As Giles Boustead at recruitment consultants Michael Page points out: “Lots of lawyers live in Clifton and take a 10-minute stroll to work down the hill.” When there is a hefty deal at the end of that path, it is easy to see the attraction of the place.

Most of the leading firms – Burges Salmon, Osborne Clarke, TLT Solicitors, Bond Pearce and others – make a virtue out of the fact that at least 60 per cent of their work is sourced outside the region. This means larger and higher-quality deals, which in turn means the firms can attract the top (usually City) talent. The recruitment drive is currently the defining characteristic of the Bristol legal market. Many of the leading firms are on a hiring spree to people a comparatively buoyant economy. “Most firms in the region, not just in Bristol, held up pretty well during the downturn,” says Simon Chadwick of recruitment consultants Chadwick Nott. “London firms have suffered far worse.”

It is a similar story at most of the bigger firms in town. TLT, for example, is gunning hard to replace Osborne Clarke as the city’s top firm behind Burges Salmon, while its finance-driven practice is a handy differentiator. Bevan Brittan, newly minted after last year’s official Bevan Ashford split, has taken laterals from Beachcroft Wansbroughs, Pinsent Masons, Tarlo Lyons and Wragge & Co. In total, the firm (in both incarnations) has made 15 lateral hires in two years.

Clarke Willmott has made five partner appointments in Bristol alone since October 2004. These include Louise Brown, the former Bristol managing partner of Laytons (the local office of which has all but imploded), and Simmons & Simmons senior associate Robert Smeath. And Bond Pearce, which opened in the city in 1998 with six lawyers, now has a phenomenal 228 people with 110 lawyers thanks to both merger and recruitment. “We’ve grown hugely in Bristol in a very short space of time,” says managing partner Simon Richardson. “The marketplace has shifted, with clients, particularly institutional banks and insurers, moving their regional bases to Bristol. We needed to be closer to the clients.”

Lateral thinking
It is not all Bristol-based firms. Down the road in Bath, the increasingly commercial but still private client-based Thring Townsend Solicitors has been recruiting assistants from the City, including a number from Bird & Bird and Freshfields Bruckhaus Deringer.
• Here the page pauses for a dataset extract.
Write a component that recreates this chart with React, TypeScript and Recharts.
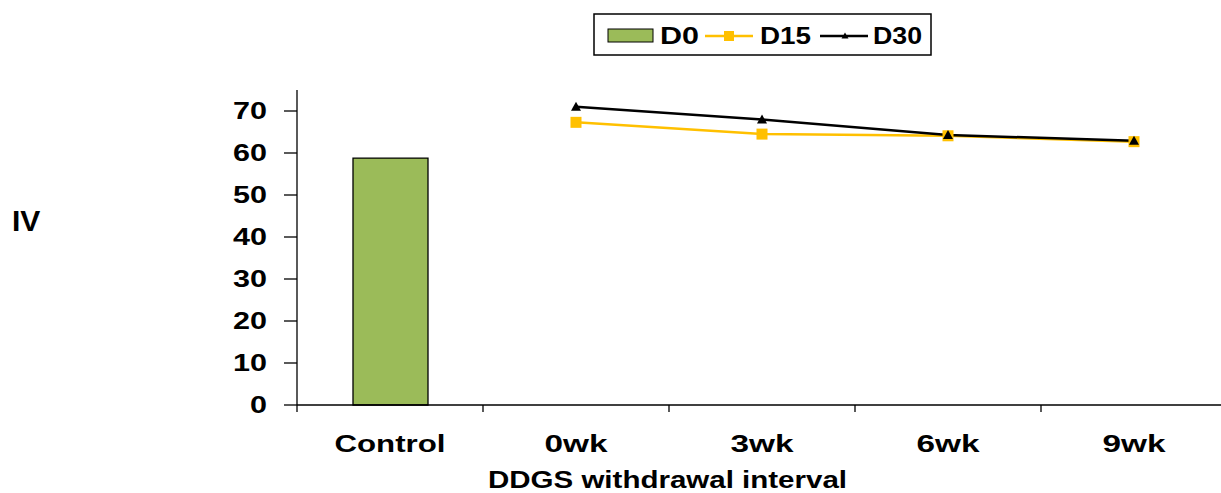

Bristol’s two leading firms, meanwhile, are among the exceptions to the trend. Osborne Clarke is still recovering after its two years of restructuring pain, but is at least recruiting again – and it needs to, what with its swanky new offices to fill. Burges Salmon was never a firm to recruit heavily laterally, but it was the first firm to take on a magic circle partner, in the environmentally friendly shape of energy lawyer Ross Fairley, formerly of Allen & Overy. But laterals still represent less than 10 per cent of the partner population. Both firms, though, are pillars of the Bristol legal community, and unlike new kids on the block such as Bond Pearce they have little need for dramatic and rapid growth.

The result of the growth is that Bristol is on track to become a legal centre of a similar stature to Leeds or Birmingham. Its reputation as the gateway to the South West combined with its location, being within touching distance of London, means this is only going to continue. “The number and size of quality firms that are here now means Bristol has the credibility to pull work and lawyers in from much farther afield,” says Clarke Willmott managing partner David Sedgwick.

The magnet that is Bristol is rumoured to be attracting not just lawyers in search of an improved quality of life, but also a new major player.

The still relatively small size of the market and the dominance of the current players would make it difficult for any new entrant, unless it was via a takeover with a ready-made book of work. But the growth of firms such as Bond Pearce and the refocusing of the likes of Clarke Willmott suggest that there is room yet for more competition in the South West.